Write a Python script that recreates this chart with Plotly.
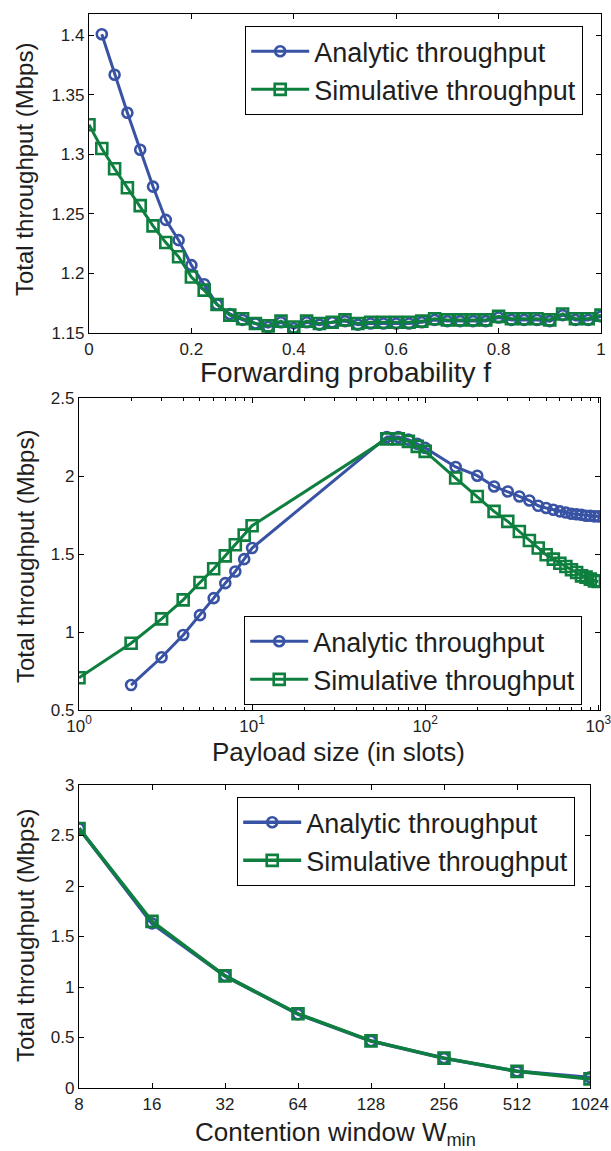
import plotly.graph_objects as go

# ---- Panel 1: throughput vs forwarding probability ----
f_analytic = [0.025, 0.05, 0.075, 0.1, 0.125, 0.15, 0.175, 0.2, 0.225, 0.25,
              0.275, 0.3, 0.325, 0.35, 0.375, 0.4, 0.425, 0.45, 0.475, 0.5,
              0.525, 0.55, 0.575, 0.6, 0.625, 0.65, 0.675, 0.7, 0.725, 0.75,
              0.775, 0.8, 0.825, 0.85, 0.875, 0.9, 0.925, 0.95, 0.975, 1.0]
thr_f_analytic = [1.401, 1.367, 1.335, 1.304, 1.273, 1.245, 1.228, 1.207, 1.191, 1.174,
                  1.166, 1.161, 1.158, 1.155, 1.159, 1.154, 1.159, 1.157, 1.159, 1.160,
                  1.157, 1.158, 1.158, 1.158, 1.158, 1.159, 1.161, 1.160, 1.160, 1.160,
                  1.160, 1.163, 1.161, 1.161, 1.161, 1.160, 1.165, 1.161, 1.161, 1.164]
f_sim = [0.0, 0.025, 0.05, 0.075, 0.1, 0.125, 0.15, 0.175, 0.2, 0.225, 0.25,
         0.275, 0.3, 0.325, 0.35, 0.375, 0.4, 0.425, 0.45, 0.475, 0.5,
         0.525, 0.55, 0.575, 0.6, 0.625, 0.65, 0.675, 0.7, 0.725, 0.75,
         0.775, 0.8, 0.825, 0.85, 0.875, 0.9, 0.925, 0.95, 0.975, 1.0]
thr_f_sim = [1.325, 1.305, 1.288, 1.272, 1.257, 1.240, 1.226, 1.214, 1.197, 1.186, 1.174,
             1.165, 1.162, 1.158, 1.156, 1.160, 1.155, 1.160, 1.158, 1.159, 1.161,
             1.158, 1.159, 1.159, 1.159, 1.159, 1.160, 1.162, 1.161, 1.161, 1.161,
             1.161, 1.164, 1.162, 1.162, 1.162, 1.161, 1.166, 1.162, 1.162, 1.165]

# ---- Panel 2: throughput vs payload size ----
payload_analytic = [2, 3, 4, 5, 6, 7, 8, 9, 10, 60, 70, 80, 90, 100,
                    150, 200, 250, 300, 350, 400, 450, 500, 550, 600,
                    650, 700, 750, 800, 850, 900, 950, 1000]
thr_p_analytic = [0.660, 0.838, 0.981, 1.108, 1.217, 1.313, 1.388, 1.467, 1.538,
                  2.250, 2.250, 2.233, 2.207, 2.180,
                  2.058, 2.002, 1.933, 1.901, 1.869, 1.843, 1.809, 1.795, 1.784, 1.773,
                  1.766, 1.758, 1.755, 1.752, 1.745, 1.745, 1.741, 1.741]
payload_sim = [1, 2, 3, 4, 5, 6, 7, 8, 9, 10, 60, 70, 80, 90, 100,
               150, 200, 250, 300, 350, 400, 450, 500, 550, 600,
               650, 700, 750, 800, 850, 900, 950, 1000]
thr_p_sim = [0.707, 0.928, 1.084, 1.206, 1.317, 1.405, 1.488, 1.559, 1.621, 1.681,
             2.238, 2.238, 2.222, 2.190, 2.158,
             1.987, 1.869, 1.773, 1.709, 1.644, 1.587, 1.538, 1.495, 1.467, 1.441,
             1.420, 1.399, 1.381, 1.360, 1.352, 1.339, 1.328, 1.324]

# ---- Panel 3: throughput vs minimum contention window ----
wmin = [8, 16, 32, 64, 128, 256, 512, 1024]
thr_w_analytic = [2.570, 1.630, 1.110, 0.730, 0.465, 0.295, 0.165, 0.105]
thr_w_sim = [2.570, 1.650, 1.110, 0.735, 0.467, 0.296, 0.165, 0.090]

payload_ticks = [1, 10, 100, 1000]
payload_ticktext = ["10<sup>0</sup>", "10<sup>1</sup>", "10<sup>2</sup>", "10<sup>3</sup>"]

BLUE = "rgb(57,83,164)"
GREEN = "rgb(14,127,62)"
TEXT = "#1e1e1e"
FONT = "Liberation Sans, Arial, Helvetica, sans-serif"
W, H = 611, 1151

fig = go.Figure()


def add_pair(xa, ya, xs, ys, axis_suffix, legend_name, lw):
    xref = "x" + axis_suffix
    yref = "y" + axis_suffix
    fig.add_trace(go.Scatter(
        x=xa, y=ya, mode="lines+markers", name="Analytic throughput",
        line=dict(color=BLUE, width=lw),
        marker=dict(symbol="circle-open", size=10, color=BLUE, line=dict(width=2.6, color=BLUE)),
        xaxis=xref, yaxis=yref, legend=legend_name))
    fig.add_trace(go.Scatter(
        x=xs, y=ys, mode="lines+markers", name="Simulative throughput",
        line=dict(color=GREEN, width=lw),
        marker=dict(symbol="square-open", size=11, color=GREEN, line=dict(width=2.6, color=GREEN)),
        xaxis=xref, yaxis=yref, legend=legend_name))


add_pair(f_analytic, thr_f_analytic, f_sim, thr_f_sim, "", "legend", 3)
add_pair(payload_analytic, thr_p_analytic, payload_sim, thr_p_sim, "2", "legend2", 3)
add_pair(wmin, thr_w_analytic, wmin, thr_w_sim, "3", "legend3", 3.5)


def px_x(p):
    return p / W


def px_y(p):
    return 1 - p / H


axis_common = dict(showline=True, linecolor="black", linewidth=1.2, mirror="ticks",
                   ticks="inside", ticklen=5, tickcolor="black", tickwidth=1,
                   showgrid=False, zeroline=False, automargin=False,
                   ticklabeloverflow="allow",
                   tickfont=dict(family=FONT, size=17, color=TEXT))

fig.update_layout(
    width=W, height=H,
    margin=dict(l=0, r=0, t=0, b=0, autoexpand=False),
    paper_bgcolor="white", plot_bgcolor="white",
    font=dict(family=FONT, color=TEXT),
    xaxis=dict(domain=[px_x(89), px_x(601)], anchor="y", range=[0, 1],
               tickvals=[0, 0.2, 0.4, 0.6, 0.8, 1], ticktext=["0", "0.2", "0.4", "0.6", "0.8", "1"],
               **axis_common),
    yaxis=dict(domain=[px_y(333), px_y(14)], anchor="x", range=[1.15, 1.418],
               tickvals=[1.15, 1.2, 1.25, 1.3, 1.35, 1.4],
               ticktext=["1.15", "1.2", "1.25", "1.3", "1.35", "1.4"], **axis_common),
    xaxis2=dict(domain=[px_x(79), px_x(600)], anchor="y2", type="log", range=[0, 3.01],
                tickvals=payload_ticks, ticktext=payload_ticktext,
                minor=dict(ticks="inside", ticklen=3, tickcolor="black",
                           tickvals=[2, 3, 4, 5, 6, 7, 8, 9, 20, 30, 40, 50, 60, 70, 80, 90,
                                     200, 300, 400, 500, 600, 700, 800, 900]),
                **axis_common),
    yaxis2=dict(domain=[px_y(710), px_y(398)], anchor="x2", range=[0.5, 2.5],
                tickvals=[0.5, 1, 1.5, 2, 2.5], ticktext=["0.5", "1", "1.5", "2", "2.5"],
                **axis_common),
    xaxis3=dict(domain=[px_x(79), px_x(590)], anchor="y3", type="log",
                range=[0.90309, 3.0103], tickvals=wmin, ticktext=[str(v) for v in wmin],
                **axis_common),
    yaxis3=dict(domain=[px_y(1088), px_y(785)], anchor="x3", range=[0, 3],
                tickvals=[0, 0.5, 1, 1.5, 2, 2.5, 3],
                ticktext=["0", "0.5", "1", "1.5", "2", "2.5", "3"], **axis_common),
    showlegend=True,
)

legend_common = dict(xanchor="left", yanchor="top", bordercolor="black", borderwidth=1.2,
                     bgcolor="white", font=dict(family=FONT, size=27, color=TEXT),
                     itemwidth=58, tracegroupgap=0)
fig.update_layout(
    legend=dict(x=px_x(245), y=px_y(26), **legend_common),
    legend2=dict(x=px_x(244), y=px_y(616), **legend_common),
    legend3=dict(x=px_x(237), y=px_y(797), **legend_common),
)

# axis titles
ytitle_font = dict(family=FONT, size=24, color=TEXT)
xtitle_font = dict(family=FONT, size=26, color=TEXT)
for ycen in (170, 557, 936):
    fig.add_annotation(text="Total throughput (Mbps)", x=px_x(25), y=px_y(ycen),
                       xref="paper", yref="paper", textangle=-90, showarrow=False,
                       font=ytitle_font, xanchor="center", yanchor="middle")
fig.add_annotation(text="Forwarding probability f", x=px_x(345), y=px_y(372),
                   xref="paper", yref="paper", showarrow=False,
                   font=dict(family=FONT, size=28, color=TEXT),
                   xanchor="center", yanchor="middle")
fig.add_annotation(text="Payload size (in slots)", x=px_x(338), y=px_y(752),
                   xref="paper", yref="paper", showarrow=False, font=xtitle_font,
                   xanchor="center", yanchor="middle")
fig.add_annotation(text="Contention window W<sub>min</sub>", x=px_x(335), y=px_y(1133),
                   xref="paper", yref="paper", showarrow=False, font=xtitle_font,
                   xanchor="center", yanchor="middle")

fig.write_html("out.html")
§ §
*TASK DETAILS*: Transcribe the opening line of the listing above, please, and every line after it through the line with "1.162, 1.162, 1.165]", word for word, without pictures.

*RESPONSE BELOW*:
Write a Python script that recreates this chart with Plotly.
import plotly.graph_objects as go

# ---- Panel 1: throughput vs forwarding probability ----
f_analytic = [0.025, 0.05, 0.075, 0.1, 0.125, 0.15, 0.175, 0.2, 0.225, 0.25,
              0.275, 0.3, 0.325, 0.35, 0.375, 0.4, 0.425, 0.45, 0.475, 0.5,
              0.525, 0.55, 0.575, 0.6, 0.625, 0.65, 0.675, 0.7, 0.725, 0.75,
              0.775, 0.8, 0.825, 0.85, 0.875, 0.9, 0.925, 0.95, 0.975, 1.0]
thr_f_analytic = [1.401, 1.367, 1.335, 1.304, 1.273, 1.245, 1.228, 1.207, 1.191, 1.174,
                  1.166, 1.161, 1.158, 1.155, 1.159, 1.154, 1.159, 1.157, 1.159, 1.160,
                  1.157, 1.158, 1.158, 1.158, 1.158, 1.159, 1.161, 1.160, 1.160, 1.160,
                  1.160, 1.163, 1.161, 1.161, 1.161, 1.160, 1.165, 1.161, 1.161, 1.164]
f_sim = [0.0, 0.025, 0.05, 0.075, 0.1, 0.125, 0.15, 0.175, 0.2, 0.225, 0.25,
         0.275, 0.3, 0.325, 0.35, 0.375, 0.4, 0.425, 0.45, 0.475, 0.5,
         0.525, 0.55, 0.575, 0.6, 0.625, 0.65, 0.675, 0.7, 0.725, 0.75,
         0.775, 0.8, 0.825, 0.85, 0.875, 0.9, 0.925, 0.95, 0.975, 1.0]
thr_f_sim = [1.325, 1.305, 1.288, 1.272, 1.257, 1.240, 1.226, 1.214, 1.197, 1.186, 1.174,
             1.165, 1.162, 1.158, 1.156, 1.160, 1.155, 1.160, 1.158, 1.159, 1.161,
             1.158, 1.159, 1.159, 1.159, 1.159, 1.160, 1.162, 1.161, 1.161, 1.161,
             1.161, 1.164, 1.162, 1.162, 1.162, 1.161, 1.166, 1.162, 1.162, 1.165]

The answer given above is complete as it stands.